Why have you decided to work with the Green Party?

Because both of the major parties are playing the same game. They are pandering to money and not responding to the needs of the people. Since they are both playing the same game, the voters could jump back and forth between the Democrats and the Republicans forever and never see the needed reforms.

What reforms need to be made?

There are larger structural problems and there are smaller partisan ones.

What are the larger issues?

The fundamental problem is that we have a political system which responds to money and not to people. Therefore we cannot really consider the US to be any form of democracy. It is a plutocracy, that is to say a country which is “ruled by the wealthy.” The nature of the American plutocracy is staggering. It is a staggeringly small percentage of the population which controls the lion’s share of the wealth of this country. The political structure in turn is answerable only to this miniscule percentage of the population. It is time for the people to stand up and say, “Enough is enough!”

If elected, do you think that you could change this system.

No single individual could do that. But when the “pigs are at the trough,” I can do everything in my power to make it a little less palatable for them. I can be the eyes and ears of the people and make noise when things are not right. Hopefully more of the public will also stand up, and en masse we can make the necessary changes. Reform never comes from the top down, it must always come from the bottom up.

What about the smaller issues?

There are numerous ones. These include education, infrastructure and all of the usual things that politicians talk about.

However there is one thing in particular that should be of concern to the readers of this paper. The mood in Austin, especially under the Republicans is amazingly anti-immigrant. Let us take an example from my Republican opponent Joan Huffman. She was co-sponsor of an amendment to a recent education bill (Senate Bill 1581), which would prohibit any institution of higher education from extending in-state tuition rates to non-US citizen.

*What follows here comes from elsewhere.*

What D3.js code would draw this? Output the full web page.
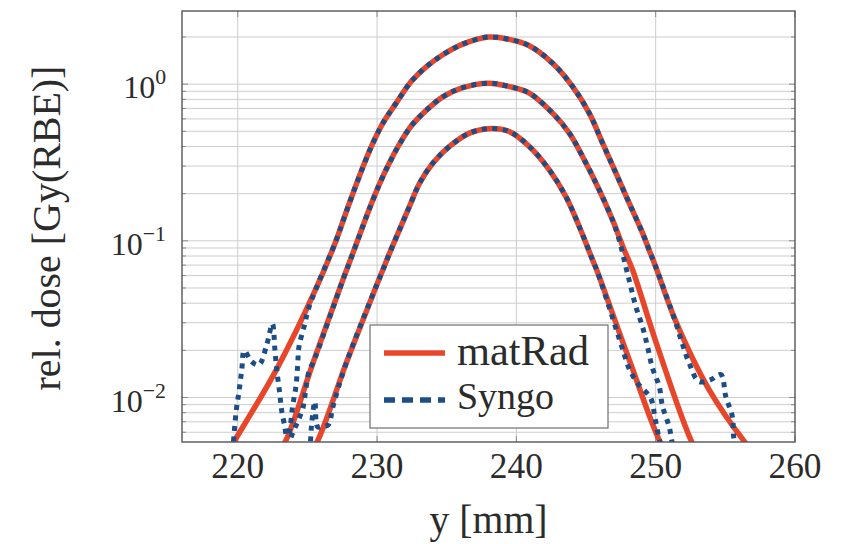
<!DOCTYPE html>
<html>
<head>
<meta charset="utf-8">
<script src="https://cdn.jsdelivr.net/npm/d3@7"></script>
<style>
  html, body { margin: 0; padding: 0; background: #ffffff; }
  svg { display: block; }
</style>
</head>
<body>
<svg id="chart" width="843" height="544" font-family="'Liberation Serif', 'DejaVu Serif', 'Noto Serif', serif"></svg>
<script>
// ---------------- data ----------------
const xTicks = [220, 230, 240, 250, 260];
const yTickExps = [-2, -1, 0];
const xLabel = "y [mm]";
const yLabel = "rel. dose [Gy(RBE)]";
const seriesNames = ["matRad", "Syngo"];

// matRad – high / mid / low profile
const matRadHighX = [219.3, 219.66, 222.77, 225.64, 227.07, 227.67, 228.27, 229.0, 229.7, 230.42, 231.37, 232.45, 233.53, 234.72, 236.15, 238.0, 239.5, 240.93, 242.6, 244.04, 245.23, 246.19, 247.15, 248.1, 249.06, 249.53, 250.0, 251.4, 253.84, 256.47, 257.0];
const matRadHighY = [0.0045, 0.0051, 0.0150, 0.050, 0.101, 0.143, 0.201, 0.298, 0.42, 0.564, 0.757, 1.04, 1.29, 1.54, 1.80, 2.0, 1.93, 1.76, 1.36, 0.965, 0.653, 0.42, 0.27, 0.174, 0.112, 0.0875, 0.0684, 0.0313, 0.0112, 0.0051, 0.0045];

const matRadMidX = [222.9, 223.49, 225.4, 227.55, 228.27, 228.98, 229.46, 230.18, 230.9, 231.61, 232.45, 233.53, 234.72, 236.15, 238.0, 239.5, 240.93, 242.6, 243.8, 245.0, 245.95, 246.9, 247.74, 248.34, 250.13, 252.64, 253.2];
const matRadMidY = [0.0045, 0.0054, 0.0166, 0.0564, 0.0835, 0.124, 0.161, 0.231, 0.316, 0.414, 0.540, 0.68, 0.83, 0.95, 1.015, 0.965, 0.877, 0.653, 0.487, 0.313, 0.211, 0.136, 0.0875, 0.0653, 0.0211, 0.0051, 0.0043];

const matRadLowX = [225.1, 225.64, 227.79, 229.94, 230.42, 230.9, 231.61, 232.33, 233.05, 234.0, 235.2, 236.63, 238.0, 239.5, 240.93, 242.36, 243.55, 244.52, 245.47, 245.83, 248.1, 250.37, 250.9];
const matRadLowY = [0.0045, 0.0051, 0.0166, 0.0513, 0.0653, 0.0835, 0.1175, 0.166, 0.233, 0.313, 0.40, 0.487, 0.52, 0.498, 0.40, 0.284, 0.192, 0.123, 0.0756, 0.063, 0.0174, 0.0051, 0.0044];

// Syngo – high / mid / low profile
const syngoHighX = [219.6, 219.69, 219.88, 220.09, 220.29, 220.47, 221.0, 221.53, 222.08, 222.49, 222.67, 222.8, 223.0, 223.15, 223.37, 223.51, 223.7, 223.94, 224.18, 224.3, 224.4, 224.8, 225.04, 225.64, 227.07, 227.67, 228.27, 229.0, 229.7, 230.42, 231.37, 232.45, 233.53, 234.72, 236.15, 238.0, 239.5, 240.93, 242.6, 244.04, 245.23, 246.19, 247.15, 248.1, 249.06, 249.53, 250.0, 251.45, 251.9, 252.4, 253.1, 253.96, 254.68, 255.03, 255.5, 255.6, 255.8];
const syngoHighY = [0.0045, 0.0052, 0.0081, 0.0109, 0.0150, 0.0199, 0.0169, 0.0162, 0.0217, 0.0295, 0.0201, 0.0150, 0.0109, 0.0083, 0.0066, 0.0057, 0.0061, 0.0088, 0.0118, 0.0159, 0.0212, 0.0292, 0.036, 0.050, 0.101, 0.143, 0.201, 0.298, 0.42, 0.564, 0.757, 1.04, 1.29, 1.54, 1.80, 2.0, 1.93, 1.76, 1.36, 0.965, 0.653, 0.42, 0.27, 0.174, 0.112, 0.0875, 0.0684, 0.0298, 0.0222, 0.0166, 0.01265, 0.0130, 0.0140, 0.01015, 0.00757, 0.0056, 0.0045];

const syngoMidX = [223.6, 223.9, 224.3, 224.68, 224.9, 225.14, 225.4, 227.55, 228.27, 228.98, 229.46, 230.18, 230.9, 231.61, 232.45, 233.53, 234.72, 236.15, 238.0, 239.5, 240.93, 242.6, 243.8, 245.0, 245.95, 246.9, 247.4, 247.85, 248.21, 248.57, 249.05, 249.41, 249.77, 250.25, 250.49, 250.97, 251.18, 251.4];
const syngoMidY = [0.0048, 0.0058, 0.0070, 0.0086, 0.0115, 0.0150, 0.0166, 0.0564, 0.0835, 0.124, 0.161, 0.231, 0.316, 0.414, 0.540, 0.68, 0.83, 0.95, 1.015, 0.965, 0.877, 0.653, 0.487, 0.313, 0.211, 0.136, 0.100, 0.0686, 0.0511, 0.0381, 0.0284, 0.0212, 0.0154, 0.0118, 0.0088, 0.0065, 0.0052, 0.0045];

const syngoLowX = [225.2, 225.3, 225.54, 225.73, 226.02, 226.5, 226.84, 227.79, 229.94, 230.42, 230.9, 231.61, 232.33, 233.05, 234.0, 235.2, 236.63, 238.0, 239.5, 240.93, 242.36, 243.55, 244.52, 245.47, 245.83, 247.6, 248.08, 248.68, 249.64, 249.95, 250.24, 250.5];
const syngoLowY = [0.0045, 0.0067, 0.0094, 0.0065, 0.0065, 0.0067, 0.0088, 0.0166, 0.0513, 0.0653, 0.0835, 0.1175, 0.166, 0.233, 0.313, 0.40, 0.487, 0.52, 0.498, 0.40, 0.284, 0.192, 0.123, 0.0756, 0.063, 0.0207, 0.0154, 0.0124, 0.0099, 0.0074, 0.0055, 0.0045];

// ---------------- chart ----------------
const svg = d3.select("#chart");
const L = 182, T = 11, R = 795, B = 442;
const x = d3.scaleLinear().domain([216, 260]).range([L, R]);
const y = d3.scaleLog().domain([0.0052, 2.93]).range([B, T]);

const redCol = "#e8462a";
const blueCol = "#1b4d87";
const textCol = "#2b2b2b";

// scale a text node's font size so its width matches a target width
function fit(sel, target) {
  const node = sel.node();
  const fs = parseFloat(sel.attr("font-size"));
  const w = node.getComputedTextLength();
  if (w > 0) sel.attr("font-size", (fs * target / w).toFixed(2));
  return sel;
}

svg.append("defs").append("clipPath").attr("id", "plotclip")
  .append("rect").attr("x", L).attr("y", T).attr("width", R - L).attr("height", B - T);

// grid
const grid = svg.append("g");
const yGridVals = [];
for (let k = -3; k <= 0; k++) {
  for (let m = 1; m <= 9; m++) {
    const v = m * Math.pow(10, k);
    if (v > y.domain()[0] && v < y.domain()[1]) yGridVals.push(v);
  }
}
grid.selectAll("line.hg").data(yGridVals).join("line")
  .attr("x1", L).attr("x2", R)
  .attr("y1", d => y(d)).attr("y2", d => y(d))
  .attr("stroke", "#cdcdcd").attr("stroke-width", 1);
grid.selectAll("line.vg").data(xTicks.filter(t => t < 260)).join("line")
  .attr("x1", d => x(d)).attr("x2", d => x(d))
  .attr("y1", T).attr("y2", B)
  .attr("stroke", "#cdcdcd").attr("stroke-width", 1);

// small tick marks inside the frame
const ticks = svg.append("g").attr("stroke", "#8a8a8a").attr("stroke-width", 1);
yGridVals.forEach(v => {
  const major = Math.abs(Math.log10(v) - Math.round(Math.log10(v))) < 1e-9;
  const len = major ? 6 : 4;
  ticks.append("line").attr("x1", L).attr("x2", L + len).attr("y1", y(v)).attr("y2", y(v));
  ticks.append("line").attr("x1", R - len).attr("x2", R).attr("y1", y(v)).attr("y2", y(v));
});
xTicks.forEach(t => {
  ticks.append("line").attr("x1", x(t)).attr("x2", x(t)).attr("y1", B).attr("y2", B - 6);
  ticks.append("line").attr("x1", x(t)).attr("x2", x(t)).attr("y1", T).attr("y2", T + 6);
});

// curves
const line = d3.line().x(d => x(d[0])).y(d => y(d[1])).curve(d3.curveCatmullRom.alpha(0.5));
const zip = (a, b) => a.map((v, i) => [v, b[i]]);
const plot = svg.append("g").attr("clip-path", "url(#plotclip)");

[[matRadHighX, matRadHighY], [matRadMidX, matRadMidY], [matRadLowX, matRadLowY]].forEach(([xs, ys]) => {
  plot.append("path").attr("d", line(zip(xs, ys)))
    .attr("fill", "none").attr("stroke", redCol).attr("stroke-width", 5.5);
});
[[syngoHighX, syngoHighY], [syngoMidX, syngoMidY], [syngoLowX, syngoLowY]].forEach(([xs, ys]) => {
  plot.append("path").attr("d", line(zip(xs, ys)))
    .attr("fill", "none").attr("stroke", blueCol).attr("stroke-width", 5)
    .attr("stroke-dasharray", "5,5.5");
});

// frame
svg.append("rect").attr("x", L).attr("y", T).attr("width", R - L).attr("height", B - T)
  .attr("fill", "none").attr("stroke", "#555555").attr("stroke-width", 1.4);

// x tick labels
svg.append("g").selectAll("text").data(xTicks).join("text")
  .attr("x", d => x(d)).attr("y", 478)
  .attr("text-anchor", "middle").attr("font-size", 35).attr("fill", textCol)
  .text(d => d)
  .each(function () { fit(d3.select(this), 53); });

// y tick labels
yTickExps.forEach(e => {
  const t = svg.append("text").attr("x", 166).attr("y", y(Math.pow(10, e)) + 14)
    .attr("text-anchor", "end").attr("font-size", 35).attr("fill", textCol);
  const base = t.append("tspan").text("10");
  const w = base.node().getComputedTextLength();
  const fs = 35 * 32 / (w || 32);
  t.attr("font-size", fs.toFixed(2));
  t.append("tspan").attr("dy", -14).attr("font-size", (fs * 0.68).toFixed(2))
    .text(e === 0 ? "0" : "\u2212" + Math.abs(e));
});

// axis labels
fit(svg.append("text").attr("x", (L + R) / 2).attr("y", 533)
  .attr("text-anchor", "middle").attr("font-size", 36).attr("fill", textCol)
  .text(xLabel), 118);
fit(svg.append("text").attr("transform", `translate(60,228) rotate(-90)`)
  .attr("text-anchor", "middle").attr("font-size", 36).attr("fill", textCol)
  .text(yLabel), 325);

// legend
const lg = svg.append("g");
lg.append("rect").attr("x", 370).attr("y", 325).attr("width", 238).attr("height", 103)
  .attr("fill", "#ffffff").attr("stroke", "#6e6e6e").attr("stroke-width", 1.2);
lg.append("line").attr("x1", 384).attr("x2", 445).attr("y1", 353).attr("y2", 353)
  .attr("stroke", redCol).attr("stroke-width", 5.5);
lg.append("line").attr("x1", 384).attr("x2", 445).attr("y1", 400).attr("y2", 400)
  .attr("stroke", blueCol).attr("stroke-width", 5.5).attr("stroke-dasharray", "11,7");
fit(lg.append("text").attr("x", 457).attr("y", 365).attr("font-size", 37).attr("fill", textCol)
  .text(seriesNames[0]), 132);
fit(lg.append("text").attr("x", 457).attr("y", 409).attr("font-size", 37).attr("fill", textCol)
  .text(seriesNames[1]), 97);
</script>
</body>
</html>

Think about what this means. We all know people who have been here for 10 years or more under H1 visas and green cards who would have been forced to send their children to college only by paying the outrageous out of state tuition. They would have to do this even though they lived here legally for years and paid into the system with their taxes. This is just one example but it is very typical of the anti-immigrant sentiments of the Republican dominated state Senate in Austin.

How do you hope to finance your campaign?

Campaign contributions are welcome from individuals. But I will not accept money from anything other than human beings! In other words NO PAC money! I have several internet sources for people who would like to make a contribution, the main one is TakingBackDemocracy.com.

Tell me a little about your opponent.

As already mentioned, Joan Huffman is the incumbent senator. She has a 1.3 million budget. Some of this is in her campaign funds and some of this is in a special PAC.

Does she really need all this money to run her campaign? She didn’t have a Democratic opponent in the last election and it doesn’t seem like there is going to be one in this election. It seems like she will be opposed only by myself in the Green party and someone else in the Libertarian Party. All of this money means she is ether very much afraid of me, or the money is actually tied to something else. The readers of this article can draw their own conclusions on this matter.

She also has a solid record of anti-immigrant legislation (as previously noted), cutting spending for education, and very poor record on public healthcare.

What in your candid opinion would be positive change?

The main thing to remember is that reform can never come from one elected official. It takes the efforts of every citizen. I would especially consider it a positive change when a very sizable number of readers of this newspaper are politically involved.